Similarly, Torah is not just about “what G-d thinks about” but also about “how to think like G-d.” G-d can choose to think about whatever He wishes to think about. The issue is not the subject but its treatment. That’s why Torah learning, as distinct from typical academic studies, is much more about process than about content. More about “how you got there” and less about “where you got to.”

Certain streams of Judaism have no problem at all understanding the Torah as associated with and even equivalent to God’s own wisdom and thoughts, not just the content of His mind, but the process of God’s thinking. And didn’t Paul say “we have the mind of Christ?”

Almost a month ago, I said that the Bible is water, but from a Chasidic point of view, this is more true than you might think:

When the sages compared the Torah to water, Rabbi Schneur Zalman explains, they had this quality in mind: Just as water descends from the highest place to the lowest without change, so the Torah descends from its place in the highest realms to become invested in mundane, material issues so that every person can grasp it–without any essential change in that wisdom.

It is true that God wants us to know Him from the Bible, but that may be a greater truth than we realize. The Bible is designed to be accessible and knowable to just about anyone, and yet it is not so knowable that it can ever completely be known, even by the greatest sage or scholar in any tradition across the vast span of human history.

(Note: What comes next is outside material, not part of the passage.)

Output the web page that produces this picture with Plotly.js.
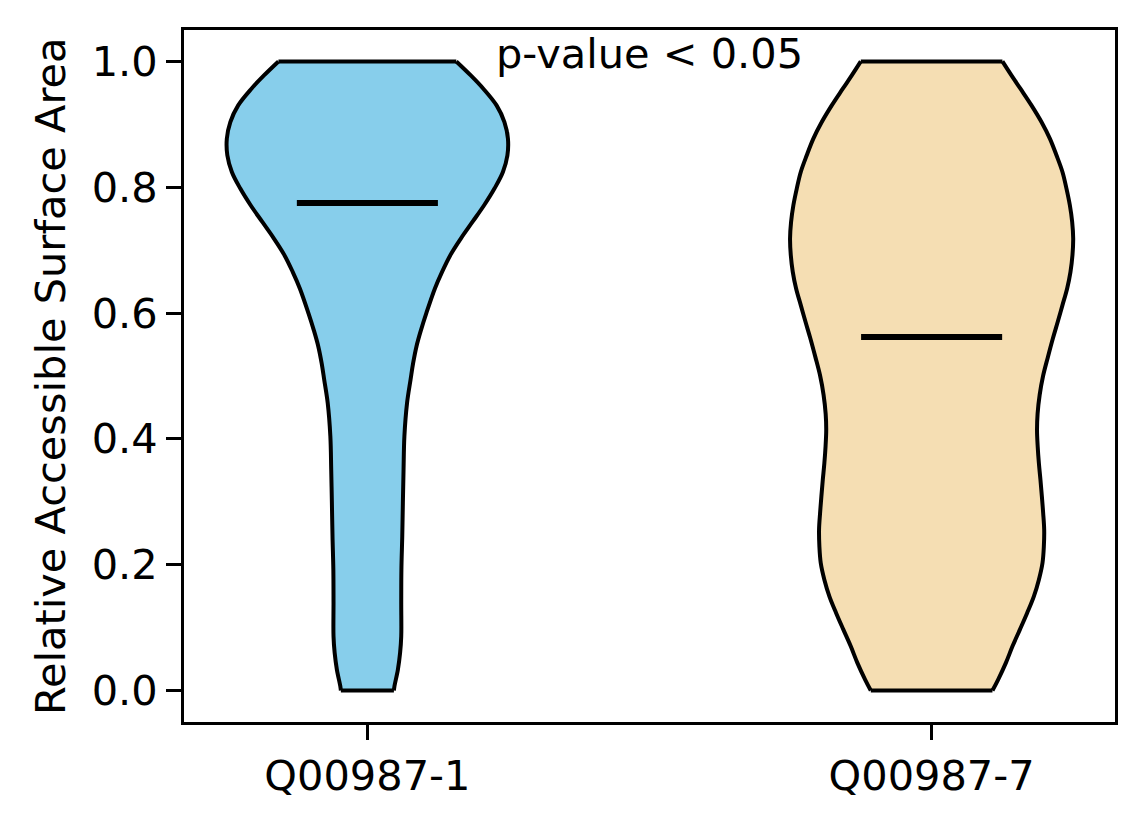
<!DOCTYPE html>
<html>
<head>
<meta charset="utf-8">
<script src="https://cdn.plot.ly/plotly-3.0.1.min.js"></script>
<style>html,body{margin:0;padding:0;background:#fff;}#chart{width:1144px;height:824px;}</style>
</head>
<body>
<div id="chart"></div>
<script>
// Categories and positions
var categories = ["Q00987-1", "Q00987-7"];
var positions = [1, 2];
var fillColors = ["#87CEEB", "#F5DEB3"];

// Violin 1 density outline: y levels and half-widths (x units)
var v1Y = [0.0, 0.007, 0.033, 0.060, 0.086, 0.139, 0.192, 0.245, 0.298, 0.351, 0.404, 0.457, 0.494, 0.520, 0.547, 0.573, 0.600, 0.6392, 0.6656, 0.6921, 0.7185, 0.7449, 0.7714, 0.7979, 0.8243, 0.8508, 0.8773, 0.9037, 0.9302, 0.9567, 0.9778, 1.0];
var v1W = [0.047, 0.048, 0.054, 0.058, 0.060, 0.060, 0.0603, 0.0618, 0.0629, 0.0641, 0.0656, 0.0703, 0.0765, 0.081, 0.087, 0.095, 0.1045, 0.1197, 0.1324, 0.1470, 0.1656, 0.1862, 0.2069, 0.2252, 0.2402, 0.2482, 0.2491, 0.2429, 0.2290, 0.2055, 0.1833, 0.1576];

// Violin 2 density outline
var v2Y = [0.0, 0.0175, 0.0440, 0.0703, 0.0968, 0.1233, 0.1497, 0.1762, 0.2027, 0.2291, 0.2556, 0.2820, 0.3084, 0.3349, 0.3614, 0.3878, 0.4143, 0.44, 0.47, 0.50, 0.53, 0.56, 0.587, 0.6127, 0.6392, 0.6656, 0.6921, 0.7185, 0.7449, 0.7714, 0.7979, 0.8243, 0.8508, 0.8773, 0.9037, 0.9302, 0.9567, 0.9778, 1.0];
var v2W = [0.1078, 0.1179, 0.1316, 0.1433, 0.1564, 0.1693, 0.1812, 0.1901, 0.1965, 0.1989, 0.1995, 0.1977, 0.1954, 0.1929, 0.1901, 0.1880, 0.1868, 0.1878, 0.1915, 0.1975, 0.206, 0.2150, 0.2238, 0.2319, 0.2402, 0.2461, 0.2496, 0.2509, 0.2491, 0.2450, 0.2390, 0.2319, 0.2213, 0.2096, 0.1947, 0.1770, 0.1574, 0.1415, 0.1255];

// Medians
var medians = [0.775, 0.562];

// Y ticks
var yTicks = [0.0, 0.2, 0.4, 0.6, 0.8, 1.0];
var yTickText = ["0.0", "0.2", "0.4", "0.6", "0.8", "1.0"];

var annotationText = "p-value < 0.05";
var yTitle = "Relative Accessible Surface Area";

var shapesData = [[v1Y, v1W], [v2Y, v2W]];
var traces = [];
for (var k = 0; k < 2; k++) {
  var ys = shapesData[k][0], ws = shapesData[k][1], pos = positions[k];
  var lx = [], ly = [], rx = [], ry = [];
  for (var i = 0; i < ys.length; i++) {
    lx.push(pos - ws[i]); ly.push(ys[i]);
    rx.push(pos + ws[i]); ry.push(ys[i]);
  }
  var n = ys.length - 1;
  // filled body (polygon)
  var fx = lx.concat(rx.slice().reverse()), fy = ly.concat(ry.slice().reverse());
  fx.push(lx[0]); fy.push(ly[0]);
  traces.push({type: "scatter", mode: "lines", x: fx, y: fy, fill: "toself", fillcolor: fillColors[k],
    line: {width: 0, color: fillColors[k]}, hoverinfo: "skip", showlegend: false});
  // curved sides
  traces.push({type: "scatter", mode: "lines", x: lx, y: ly,
    line: {color: "black", width: 4, shape: "spline", smoothing: 1}, hoverinfo: "skip", showlegend: false});
  traces.push({type: "scatter", mode: "lines", x: rx, y: ry,
    line: {color: "black", width: 4, shape: "spline", smoothing: 1}, hoverinfo: "skip", showlegend: false});
  // flat ends
  traces.push({type: "scatter", mode: "lines", x: [lx[0], rx[0]], y: [ly[0], ry[0]],
    line: {color: "black", width: 4}, hoverinfo: "skip", showlegend: false});
  traces.push({type: "scatter", mode: "lines", x: [lx[n], rx[n]], y: [ly[n], ry[n]],
    line: {color: "black", width: 4}, hoverinfo: "skip", showlegend: false});
}
for (var m = 0; m < 2; m++) {
  traces.push({
    type: "scatter", mode: "lines",
    x: [positions[m] - 0.125, positions[m] + 0.125],
    y: [medians[m], medians[m]],
    line: {color: "black", width: 6},
    hoverinfo: "skip", showlegend: false
  });
}

var font = {family: "DejaVu Sans, sans-serif", size: 41.5, color: "black"};

var layout = {
  width: 1144, height: 824,
  margin: {l: 184, r: 29, t: 30, b: 102},
  paper_bgcolor: "white", plot_bgcolor: "white",
  font: font,
  showlegend: false,
  xaxis: {
    range: [0.675, 2.325], tickmode: "array", tickvals: positions, ticktext: categories,
    showgrid: false, zeroline: false, showline: true, mirror: true,
    linecolor: "black", linewidth: 3, ticks: "outside", ticklen: 15, tickwidth: 3, tickcolor: "black",
    tickfont: font
  },
  yaxis: {
    range: [-0.05, 1.05], tickmode: "array", tickvals: yTicks, ticktext: yTickText,
    showgrid: false, zeroline: false, showline: true, mirror: true,
    linecolor: "black", linewidth: 3, ticks: "outside", ticklen: 15, tickwidth: 3, tickcolor: "black",
    tickfont: font
  },
  annotations: [
    {text: annotationText, x: 1.5, y: 1.013, xref: "x", yref: "y", xanchor: "center", yanchor: "middle",
     showarrow: false, font: font},
    {text: yTitle, x: -0.1439, y: 0.5, xref: "paper", yref: "paper", xanchor: "center", yanchor: "middle",
     textangle: -90, showarrow: false, font: font}
  ]
};

Plotly.newPlot("chart", traces, layout, {staticPlot: true, displayModeBar: false});
</script>
</body>
</html>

The Bible is at once a book that can be read in its simplicity and an amazingly vast and unknown continent that has never been visited by people before. And it is all good, it is all very good.

The law of the Lord is perfect, reviving the soul;
the testimony of the Lord is sure, making wise the simple;
the precepts of the Lord are right, rejoicing the heart;
the commandment of the Lord is pure, enlightening the eyes;
the fear of the Lord is clean, enduring forever;
the rules of the Lord are true, and righteous altogether.
More to be desired are they than gold, even much fine gold;
sweeter also than honey and drippings of the honeycomb.
Moreover, by them is your servant warned; in keeping them there is great reward.

Psalm 19:7-11 (ESV)

But as accessible as the Bible is supposed to be to anyone and everyone, beyond a certain point, it’s best not to “go it alone.” When exploring unknown or uncertain territory, in addition to a map, it never hurts to have one or more experienced guides.

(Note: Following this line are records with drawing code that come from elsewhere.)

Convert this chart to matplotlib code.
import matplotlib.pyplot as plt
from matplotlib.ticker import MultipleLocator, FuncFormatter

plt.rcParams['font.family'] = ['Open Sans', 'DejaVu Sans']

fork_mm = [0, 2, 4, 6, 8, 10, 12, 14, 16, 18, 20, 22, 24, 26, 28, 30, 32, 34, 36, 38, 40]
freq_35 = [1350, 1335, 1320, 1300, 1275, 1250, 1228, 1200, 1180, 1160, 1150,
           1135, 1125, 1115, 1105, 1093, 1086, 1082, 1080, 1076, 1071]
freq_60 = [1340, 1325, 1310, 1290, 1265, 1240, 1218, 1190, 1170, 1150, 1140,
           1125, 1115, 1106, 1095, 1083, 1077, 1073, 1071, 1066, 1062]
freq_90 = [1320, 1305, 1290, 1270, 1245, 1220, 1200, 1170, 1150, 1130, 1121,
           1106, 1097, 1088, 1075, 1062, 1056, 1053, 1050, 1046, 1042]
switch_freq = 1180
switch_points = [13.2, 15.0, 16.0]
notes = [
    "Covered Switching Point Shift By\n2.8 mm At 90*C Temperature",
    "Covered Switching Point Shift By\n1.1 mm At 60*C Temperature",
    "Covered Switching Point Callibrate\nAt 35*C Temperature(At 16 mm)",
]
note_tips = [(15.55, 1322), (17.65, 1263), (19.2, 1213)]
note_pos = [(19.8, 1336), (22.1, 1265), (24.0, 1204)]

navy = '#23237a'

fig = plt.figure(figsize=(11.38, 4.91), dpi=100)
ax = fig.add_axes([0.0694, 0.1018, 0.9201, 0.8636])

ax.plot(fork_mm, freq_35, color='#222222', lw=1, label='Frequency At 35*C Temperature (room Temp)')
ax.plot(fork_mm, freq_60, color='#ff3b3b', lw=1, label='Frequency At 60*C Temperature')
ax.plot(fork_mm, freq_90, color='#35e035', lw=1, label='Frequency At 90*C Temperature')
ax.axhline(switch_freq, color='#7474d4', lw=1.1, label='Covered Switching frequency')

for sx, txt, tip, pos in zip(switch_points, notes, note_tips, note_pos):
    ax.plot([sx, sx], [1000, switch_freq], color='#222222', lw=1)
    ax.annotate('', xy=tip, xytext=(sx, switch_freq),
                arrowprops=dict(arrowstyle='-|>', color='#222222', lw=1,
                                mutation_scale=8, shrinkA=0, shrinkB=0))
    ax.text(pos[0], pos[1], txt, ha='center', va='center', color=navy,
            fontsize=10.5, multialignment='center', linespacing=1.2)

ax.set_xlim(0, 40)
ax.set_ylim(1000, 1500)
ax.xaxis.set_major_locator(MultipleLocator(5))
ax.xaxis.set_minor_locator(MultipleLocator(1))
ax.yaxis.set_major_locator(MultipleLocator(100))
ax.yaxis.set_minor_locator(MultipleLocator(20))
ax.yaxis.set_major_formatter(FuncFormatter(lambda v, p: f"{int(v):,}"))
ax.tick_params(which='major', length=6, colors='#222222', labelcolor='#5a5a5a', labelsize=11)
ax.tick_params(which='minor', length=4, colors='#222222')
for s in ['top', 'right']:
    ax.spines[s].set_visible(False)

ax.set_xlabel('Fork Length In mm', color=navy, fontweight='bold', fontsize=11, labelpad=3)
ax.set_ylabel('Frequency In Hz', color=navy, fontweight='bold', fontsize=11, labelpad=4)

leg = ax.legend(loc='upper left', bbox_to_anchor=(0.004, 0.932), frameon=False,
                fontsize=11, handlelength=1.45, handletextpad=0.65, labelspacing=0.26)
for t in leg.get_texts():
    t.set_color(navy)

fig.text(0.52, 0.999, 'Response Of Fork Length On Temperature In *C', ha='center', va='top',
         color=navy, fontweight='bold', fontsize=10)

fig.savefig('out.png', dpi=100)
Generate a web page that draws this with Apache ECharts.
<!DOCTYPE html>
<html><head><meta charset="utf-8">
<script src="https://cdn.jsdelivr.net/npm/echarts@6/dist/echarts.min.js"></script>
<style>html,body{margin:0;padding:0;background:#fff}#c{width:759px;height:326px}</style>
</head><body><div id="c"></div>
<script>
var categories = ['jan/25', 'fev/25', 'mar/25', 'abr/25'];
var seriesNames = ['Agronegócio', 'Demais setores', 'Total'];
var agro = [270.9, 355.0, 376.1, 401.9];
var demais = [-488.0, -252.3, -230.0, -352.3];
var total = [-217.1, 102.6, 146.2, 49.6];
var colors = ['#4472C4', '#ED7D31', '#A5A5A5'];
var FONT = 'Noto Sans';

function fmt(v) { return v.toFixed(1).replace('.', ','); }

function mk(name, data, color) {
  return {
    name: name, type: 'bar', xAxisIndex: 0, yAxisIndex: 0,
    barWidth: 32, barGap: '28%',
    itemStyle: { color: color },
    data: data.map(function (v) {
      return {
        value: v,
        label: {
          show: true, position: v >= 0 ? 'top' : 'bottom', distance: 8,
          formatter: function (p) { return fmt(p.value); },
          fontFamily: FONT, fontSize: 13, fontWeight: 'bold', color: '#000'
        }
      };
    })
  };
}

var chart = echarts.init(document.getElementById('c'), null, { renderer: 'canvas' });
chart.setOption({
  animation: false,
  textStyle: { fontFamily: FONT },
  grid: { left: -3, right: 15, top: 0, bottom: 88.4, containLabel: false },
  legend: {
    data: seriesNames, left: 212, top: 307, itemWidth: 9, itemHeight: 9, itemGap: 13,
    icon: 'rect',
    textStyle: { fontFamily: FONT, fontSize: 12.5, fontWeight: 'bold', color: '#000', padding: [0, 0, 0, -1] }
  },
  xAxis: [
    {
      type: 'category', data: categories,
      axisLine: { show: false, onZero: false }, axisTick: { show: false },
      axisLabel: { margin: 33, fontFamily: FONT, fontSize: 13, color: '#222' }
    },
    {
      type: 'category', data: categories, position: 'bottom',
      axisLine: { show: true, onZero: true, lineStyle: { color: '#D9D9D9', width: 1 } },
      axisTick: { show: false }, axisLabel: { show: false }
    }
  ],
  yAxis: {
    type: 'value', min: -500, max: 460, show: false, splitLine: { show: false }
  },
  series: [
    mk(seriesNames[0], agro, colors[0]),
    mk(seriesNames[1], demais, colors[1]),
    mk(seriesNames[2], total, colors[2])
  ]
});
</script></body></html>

I’m convinced that it is the viewpoints of men like Paul Philip Levertoff and their uniquely Jewish view of the teachings of Messiah that will help open up the unknown continent to us. It is true that said “lost continent” will never be completely known, but it is completely knowable, and that is the challenge is before us (I’m hardly discounting the Spirit of God as our guide, but scholars and theologians are also men of the Spirit who can teach us).

Everlasting-JewI heard Daniel Lancaster recently say that we must examine the New Testament within its native environment: Judaism. In the case of most Christians, I don’t think it would hurt to have a guide who is Jewish and who knows the lay of the land.

It’s books like Levertoff’s Love and the Messianic Age and its accompanying commentary, as well as the soon to be released The Everlasting Jew by Rabbi Isaac Lichtenstein that will be our traveling companions.

Ultimately the Spirit of God and the mind of Messiah will be our guides but we are the explorers. We are the men and women putting on our expedition hats or strapping on an Aqualung to our backs, getting ready to stride into the antediluvian forests or dive into the prehistoric oceans in search of secrets that have only been whispered since the Spirit of the Word moved over those waters who knows how long ago.

Looking at the Bible as a book with words and language and history and context makes it approachable by human beings and thus not so intimidating. Looking at the Bible like mystery novel and mysticism helps us realize how far beyond humanity is the wisdom and words of an infinite God.

This is only the beginning of the adventure.